In God We Trust

 
The tantrum in a high chair
 
By Wesley Pruden
PrudenPolitics.com
 
Every mom who has ever been at her wit’s end recognizes Barack Obama. The president who earlier nagged Congress that it was time for Americans to “eat our peas” finally threw his own peas to the floor and banged his spoon on his supper dish. Such a tantrum in a high chair is a familiar sight in a lot of kitchens.

“Enough is enough,” the president cried, frustrated by the tense budget talks at the White House. “Don’t call my bluff,” he told his Republican tormentors. “I’m going to the American people.”

If a pout and a sulk is familiar to Mom, every 2-year-old in town can understand the president’s angry frustration. Throwing your peas on the floor, particularly if they’re of the English variety, tasting of copy paper and sliding down a tiny throat like unlubricated ball bearings, is the instant gratification every tantrum-thrower yearns for. But it’s a presidential strategy we haven’t seen before.

These are not the cheers and hosannas the prince of Hyde Park imagined for himself when he agreed to step down from on high to assume the presidential purple. It’s going on three years and the natives are restless. They keep asking impertinent questions. Rep. Eric Cantor, the leader of the Republican House majority, ignited the president’s ire when he suggested the president and the Democrats take a smaller budget deal than His Excellency wants. The president—“he got very agitated,” in the telling of Mr. Cantor, who was there—did not appreciate such lack of respect for royalty.

Harry Reid, the president’s liege man in the Senate, wanted to boot Mr. Cantor from the talks. “He shouldn’t even be at the table,” the majority leader said. No tea and cookies for him. Some Democrats disputed the details in the Republican account, but there was general agreement that Mr. Obama lost his celebrated cool. And why not? So far the budget talks have been a classic standoff between the president, who is determined to raise taxes to make the welfare state grow, and the Republicans, who are determined to cut the bipartisan spending that threatens to spin the economy into an abyss of unknown depth.
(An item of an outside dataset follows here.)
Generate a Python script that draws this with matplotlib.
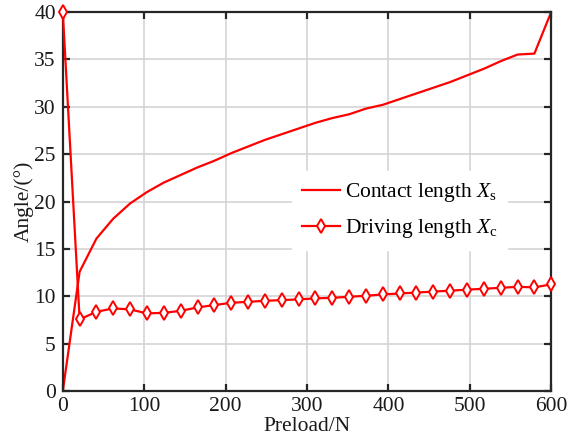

The president’s tantrum can have a positive effect, however, if it captures the full attention of the public. Talk of the economy makes the average voter’s head hurt, his teeth itch, and his Jockey shorts bunch up under his belt. The economy has always been like algebra, difficult to grasp, and voters have been willing to leave the algebra to the advocates for the tax-eaters. That may be changing, as one and all begin to recognize that the good life is at risk—the car, the boat, college for the kids, tropical vacations in Maui. The exceptional nation may be at risk of becoming like the toy nations of Europe.

President Obama plays the empty threat to withhold Grandma’s Social Security check. Ben S. Bernanke, chairman of the Federal Reserve, warns of “a huge financial calamity” if Congress refuses to raise the debt limit. This echoes the lamentations of Treasury Secretary Tim Geithner as well as the new chairman of the International Monetary Fund. Moody’s, the financial service that measures such things, piles on, with the dire threat that U.S. bonds could be downgraded. Maybe. It all smells like a contrived campaign to put pressure on the Republicans to cave, just as they have the attention of the president and his frightened Democrats.

The scheme of Sen. Mitch McConnell, the leader of the Republicans in the Senate, to give the president the authority to raise the debt limit without serious cuts and bear the consequences, looks better to the Republicans than it did when he introduced it and for his trouble was scorched by some conservatives as the usual Republican sell-out artist. Democrats squealed like stuck pigs. They naturally don’t want this responsibility because they understand the eventual consequences of continuing to live it up like pigs in the slophouse. Mr. Obama wants Republicans to share the “credit” for his incompetent management of the economy.

The verdict of history, though on the way, is not quite at hand. The verdict of 2012 soon will be, and looms over everything. It’s enough to make a president, swaddled with a bad situation he made much worse, bang his supper dish with his spoon and throw his peas on the floor.